Where this model breaks

Over-processing tiny cleanup jobs is wasteful. If a job changes a few internal records, has no downstream effects, and can be manually verified, a full rollout plan is unnecessary.

The key is proportionality. I do not need a heavyweight process for every correction. I do need teams to notice when a job crosses one of three boundaries: large scope, decision-bearing data, or irreversible effects.

There is also a counterpoint around speed. During an active incident, repair may need to happen quickly. Even then, the model can be compressed rather than skipped. Write scope, sample, checkpoint, observe, and record what changed. The discipline matters more when the clock is loud.

What I do now

I ask teams to describe backfills as rollout plans, not scripts.

The plan says what will run first, what evidence allows the next batch, what dashboard or query watches progress, what rate limit protects dependencies, and who can stop the job. For broad backfills, I prefer staged execution: small sample, one low-risk segment, one representative segment, then wider rollout.

I also want prior values captured when the mutation matters. That can be a correction log, shadow table, versioned record, object snapshot, or event trail. The exact mechanism depends on the system, but the principle is simple: if you cannot explain what changed, you cannot confidently repair it.

For derived data, I separate recompute from reinterpretation.
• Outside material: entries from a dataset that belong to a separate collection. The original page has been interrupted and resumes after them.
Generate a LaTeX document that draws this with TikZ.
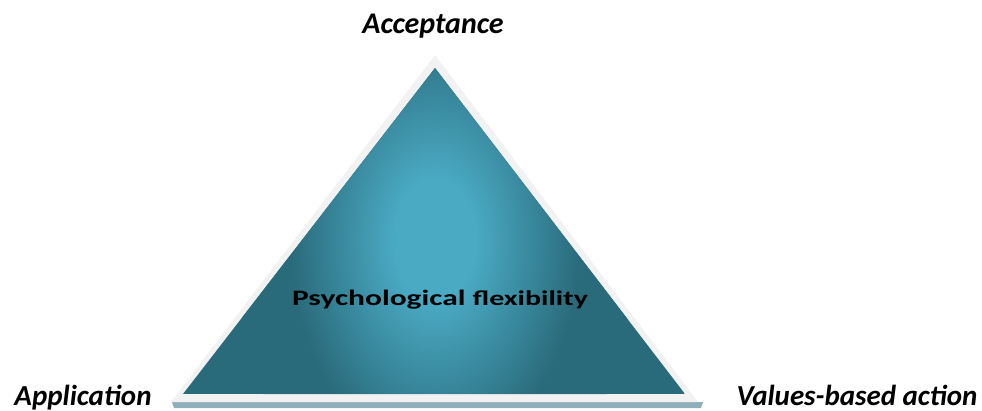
\documentclass[tikz,border=0pt]{standalone}
\usepackage{fontspec}
\setmainfont{Carlito}
\usetikzlibrary{positioning}

\definecolor{tealhi}{HTML}{4AAAC4}
\definecolor{teallo}{HTML}{2A6B7B}
\definecolor{rimgrey}{HTML}{F2F2F2}
\definecolor{shadowblue}{HTML}{8FB0BA}

% 25bp of the shading = edge of the shaded path's box
\pgfdeclareradialshading{tealglow}{\pgfpoint{0bp}{0bp}}{%
  color(0bp)=(tealhi); color(5bp)=(tealhi); color(18bp)=(teallo); color(50bp)=(teallo)}

\begin{document}
\begin{tikzpicture}[x=1pt, y=-1pt,
        corner/.style = {
            font=\fontsize{29}{31}\selectfont\bfseries\itshape,
            inner sep=0pt, anchor=base
        },
        centre/.style = {
            font=\fontsize{22}{24}\selectfont\bfseries,
            inner sep=0pt, anchor=base
        }]

        \useasboundingbox (0,0) rectangle (982,410);

        % outer rim and its shadow
        \coordinate (top) at (435,55);
        \coordinate (left) at (171,402);
        \coordinate (right) at (698,402);
        \fill[shadowblue] (172,402) -- (703,402) -- (701,408) -- (174,408) -- cycle;
        \fill[rimgrey] (top) -- (left) -- (right) -- cycle;

        % inner triangle with glow
        \coordinate (itop) at (435,68);
        \coordinate (ileft) at (183,394);
        \coordinate (iright) at (685,394);
        \begin{scope}
            \clip (itop) -- (ileft) -- (iright) -- cycle;
            \fill[teallo] (ileft) rectangle (685,68);
            \shade[shading=tealglow] (435,240) ellipse (200 and 300);
        \end{scope}

        \node[corner] (acc) at (433,33) {\fontsize{30}{32}\selectfont Acceptance};
        \node[corner] (app) at (83,405) {Application};
        \node[corner] (val) at (857,405) {Values-based action};
        \node[centre] (psy) at (440,305) {\scalebox{1.43}[1]{Psychological {\fontsize{21}{23}\selectfont flexibility}}};
    \end{tikzpicture}
\end{document}
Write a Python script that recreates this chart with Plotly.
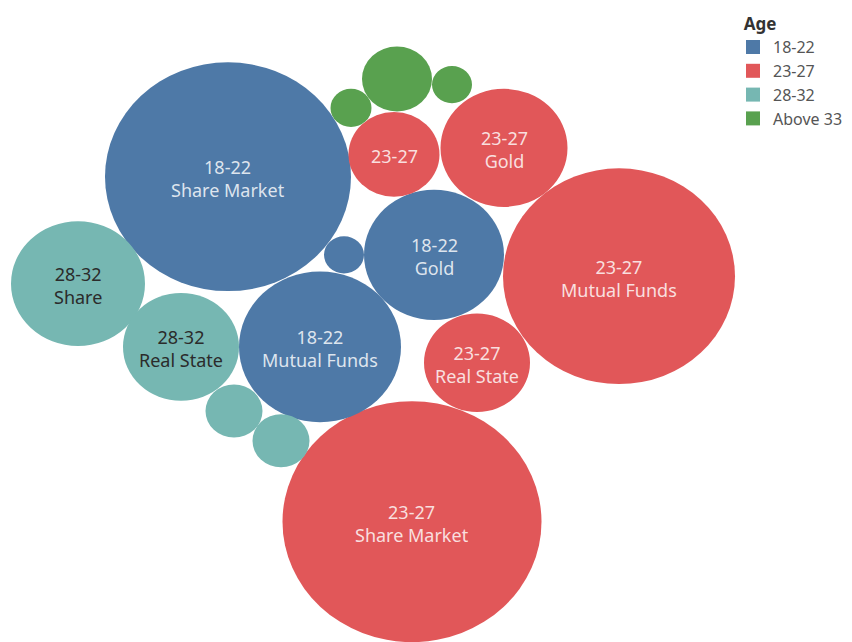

Recompute applies the same meaning more accurately. Reinterpretation changes the meaning of historical facts. The second needs product approval because it can change reports, workflows, and user expectations.

The principal-engineer lens is sequencing. A backfill usually touches code, data, operations, support, and product truth at once. Treating it as "just a job" hides that coordination. Treating it as a deployment gives the organization a way to reason about blast radius.

Closing takeaway

Before running a backfill, ask the same question as any production deploy: what will change, how will we know, and how do we recover if our understanding is wrong?